## Exercise
Write out the entire listing below exactly, with the pictures left out.
# Data block start
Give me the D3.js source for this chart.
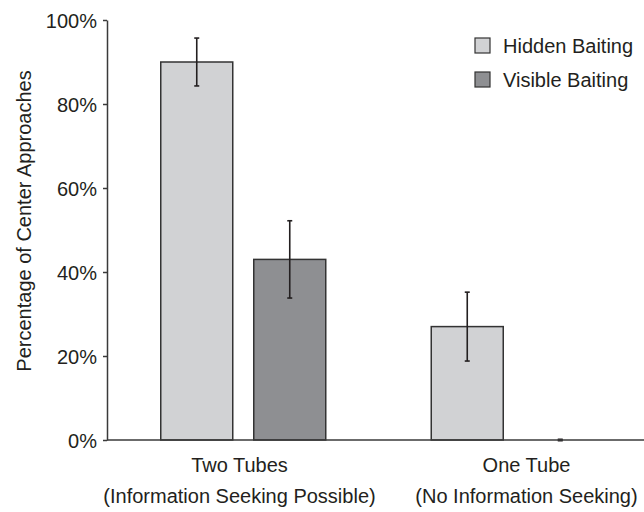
<!DOCTYPE html>
<head>
	<script type="text/javascript" src="https://cdn.jsdelivr.net/npm/d3@7"></script>
</head>
<style type="text/css">
body{
	margin: 0;
	background: #fff;
}
text{
	font-family: "Liberation Sans", Arial, sans-serif;
	font-size: 20px;
	fill: #231f20;
}
.axis path, .axis line{
	stroke: #3a3a3a;
	stroke-width: 1.5px;
}
.bar{
	stroke: #333;
	stroke-width: 1.5px;
}
.err{
	stroke: #231f20;
	stroke-width: 1.6px;
}
</style>
<body>
	<div class="viz"></div>
</body>
<script type="text/javascript">
// data
var groups = ["Two Tubes", "One Tube"];
var subLabels = ["(Information Seeking Possible)", "(No Information Seeking)"];
var series = ["Hidden Baiting", "Visible Baiting"];
var hidden = [90, 27];
var visible = [43, 0];
var hiddenErr = [5.7, 8.2];
var visibleErr = [9.2, 0];
var yTicks = [0, 20, 40, 60, 80, 100];
var colors = ["#d1d2d4", "#8e8f92"];

var W = 644, H = 512;
var svg = d3.select(".viz").append("svg").attr("width", W).attr("height", H);

var y = d3.scaleLinear().domain([0, 100]).range([440, 20]);
var x0 = d3.scaleBand().domain(groups).range([108, 649]);
var x1 = d3.scaleBand().domain(series).range([52.75, 217.75]).paddingInner(21/93);
// labels sit a bit wider apart than the bar groups
var xLab = d3.scaleBand().domain(groups).range([96, 670]);
var color = d3.scaleOrdinal().domain(series).range(colors);

var rows = [];
groups.forEach(function(g, i){
	rows.push({g: g, s: series[0], v: hidden[i], e: hiddenErr[i]});
	rows.push({g: g, s: series[1], v: visible[i], e: visibleErr[i]});
});

// bars
svg.selectAll("rect.bar").data(rows).enter().append("rect")
	.attr("class", "bar")
	.attr("x", function(d){ return x0(d.g) + x1(d.s); })
	.attr("width", x1.bandwidth())
	.attr("y", function(d){ return y(d.v); })
	.attr("height", function(d){ return y(0) - y(d.v); })
	.style("fill", function(d){ return color(d.s); })
	.style("stroke-opacity", function(d){ return d.v > 0 ? 1 : 0; });

// error bars
var cap = 2.5;
var eb = svg.selectAll("g.eb").data(rows).enter().append("g").attr("class", "eb")
	.attr("transform", function(d){ return "translate(" + (x0(d.g) + x1(d.s) + x1.bandwidth()/2) + ",0)"; });
eb.append("line").attr("class", "err")
	.attr("y1", function(d){ return y(d.v + d.e); })
	.attr("y2", function(d){ return y(d.v - d.e); });
eb.append("line").attr("class", "err")
	.attr("x1", -cap).attr("x2", cap)
	.attr("y1", function(d){ return y(d.v + d.e); })
	.attr("y2", function(d){ return y(d.v + d.e); });
eb.append("line").attr("class", "err")
	.attr("x1", -cap).attr("x2", cap)
	.attr("y1", function(d){ return y(d.v - d.e); })
	.attr("y2", function(d){ return y(d.v - d.e); })
	.style("stroke-width", function(d){ return d.e === 0 ? 3 : 1.6; });

// y axis
var yAxis = d3.axisLeft(y).tickValues(yTicks).tickSize(4).tickSizeOuter(0)
	.tickFormat(function(d){ return d + "%"; });
var ga = svg.append("g").attr("class", "axis").attr("transform", "translate(107,0)").call(yAxis);
ga.selectAll("text").attr("x", -10).attr("dy", "0.36em")
	.style("font-size", "20px").style("font-family", null);

// x axis line
svg.append("g").attr("class", "axis").append("line")
	.attr("x1", 107).attr("x2", W).attr("y1", y(0)).attr("y2", y(0));

// category labels
groups.forEach(function(g, i){
	var cx = xLab(g) + xLab.bandwidth()/2;
	svg.append("text").attr("x", cx).attr("y", 472).attr("text-anchor", "middle").text(g);
	svg.append("text").attr("x", cx).attr("y", 503).attr("text-anchor", "middle").text(subLabels[i]);
});

// y title
svg.append("text").attr("transform", "translate(31,221) rotate(-90)")
	.attr("text-anchor", "middle")
	.text("Percentage of Center Approaches");

// legend
var lg = svg.selectAll("g.legend").data(series).enter().append("g").attr("class", "legend")
	.attr("transform", function(d, i){ return "translate(475," + (38 + i*34) + ")"; });
lg.append("rect").attr("width", 15).attr("height", 15)
	.style("fill", function(d){ return color(d); })
	.style("stroke", "#333").style("stroke-width", 1.2);
lg.append("text").attr("x", 28).attr("y", 15).text(function(d){ return d; });
</script>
# Data block end
## Final result
Give me the D3.js source for this chart.
<!DOCTYPE html>
<head>
	<script type="text/javascript" src="https://cdn.jsdelivr.net/npm/d3@7"></script>
</head>
<style type="text/css">
body{
	margin: 0;
	background: #fff;
}
text{
	font-family: "Liberation Sans", Arial, sans-serif;
	font-size: 20px;
	fill: #231f20;
}
.axis path, .axis line{
	stroke: #3a3a3a;
	stroke-width: 1.5px;
}
.bar{
	stroke: #333;
	stroke-width: 1.5px;
}
.err{
	stroke: #231f20;
	stroke-width: 1.6px;
}
</style>
<body>
	<div class="viz"></div>
</body>
<script type="text/javascript">
// data
var groups = ["Two Tubes", "One Tube"];
var subLabels = ["(Information Seeking Possible)", "(No Information Seeking)"];
var series = ["Hidden Baiting", "Visible Baiting"];
var hidden = [90, 27];
var visible = [43, 0];
var hiddenErr = [5.7, 8.2];
var visibleErr = [9.2, 0];
var yTicks = [0, 20, 40, 60, 80, 100];
var colors = ["#d1d2d4", "#8e8f92"];

var W = 644, H = 512;
var svg = d3.select(".viz").append("svg").attr("width", W).attr("height", H);

var y = d3.scaleLinear().domain([0, 100]).range([440, 20]);
var x0 = d3.scaleBand().domain(groups).range([108, 649]);
var x1 = d3.scaleBand().domain(series).range([52.75, 217.75]).paddingInner(21/93);
// labels sit a bit wider apart than the bar groups
var xLab = d3.scaleBand().domain(groups).range([96, 670]);
var color = d3.scaleOrdinal().domain(series).range(colors);

var rows = [];
groups.forEach(function(g, i){
	rows.push({g: g, s: series[0], v: hidden[i], e: hiddenErr[i]});
	rows.push({g: g, s: series[1], v: visible[i], e: visibleErr[i]});
});

// bars
svg.selectAll("rect.bar").data(rows).enter().append("rect")
	.attr("class", "bar")
	.attr("x", function(d){ return x0(d.g) + x1(d.s); })
	.attr("width", x1.bandwidth())
	.attr("y", function(d){ return y(d.v); })
	.attr("height", function(d){ return y(0) - y(d.v); })
	.style("fill", function(d){ return color(d.s); })
	.style("stroke-opacity", function(d){ return d.v > 0 ? 1 : 0; });

// error bars
var cap = 2.5;
var eb = svg.selectAll("g.eb").data(rows).enter().append("g").attr("class", "eb")
	.attr("transform", function(d){ return "translate(" + (x0(d.g) + x1(d.s) + x1.bandwidth()/2) + ",0)"; });
eb.append("line").attr("class", "err")
	.attr("y1", function(d){ return y(d.v + d.e); })
	.attr("y2", function(d){ return y(d.v - d.e); });
eb.append("line").attr("class", "err")
	.attr("x1", -cap).attr("x2", cap)
	.attr("y1", function(d){ return y(d.v + d.e); })
	.attr("y2", function(d){ return y(d.v + d.e); });
eb.append("line").attr("class", "err")
	.attr("x1", -cap).attr("x2", cap)
	.attr("y1", function(d){ return y(d.v - d.e); })
	.attr("y2", function(d){ return y(d.v - d.e); })
	.style("stroke-width", function(d){ return d.e === 0 ? 3 : 1.6; });

// y axis
var yAxis = d3.axisLeft(y).tickValues(yTicks).tickSize(4).tickSizeOuter(0)
	.tickFormat(function(d){ return d + "%"; });
var ga = svg.append("g").attr("class", "axis").attr("transform", "translate(107,0)").call(yAxis);
ga.selectAll("text").attr("x", -10).attr("dy", "0.36em")
	.style("font-size", "20px").style("font-family", null);

// x axis line
svg.append("g").attr("class", "axis").append("line")
	.attr("x1", 107).attr("x2", W).attr("y1", y(0)).attr("y2", y(0));

// category labels
groups.forEach(function(g, i){
	var cx = xLab(g) + xLab.bandwidth()/2;
	svg.append("text").attr("x", cx).attr("y", 472).attr("text-anchor", "middle").text(g);
	svg.append("text").attr("x", cx).attr("y", 503).attr("text-anchor", "middle").text(subLabels[i]);
});

// y title
svg.append("text").attr("transform", "translate(31,221) rotate(-90)")
	.attr("text-anchor", "middle")
	.text("Percentage of Center Approaches");

// legend
var lg = svg.selectAll("g.legend").data(series).enter().append("g").attr("class", "legend")
	.attr("transform", function(d, i){ return "translate(475," + (38 + i*34) + ")"; });
lg.append("rect").attr("width", 15).attr("height", 15)
	.style("fill", function(d){ return color(d); })
	.style("stroke", "#333").style("stroke-width", 1.2);
lg.append("text").attr("x", 28).attr("y", 15).text(function(d){ return d; });
</script>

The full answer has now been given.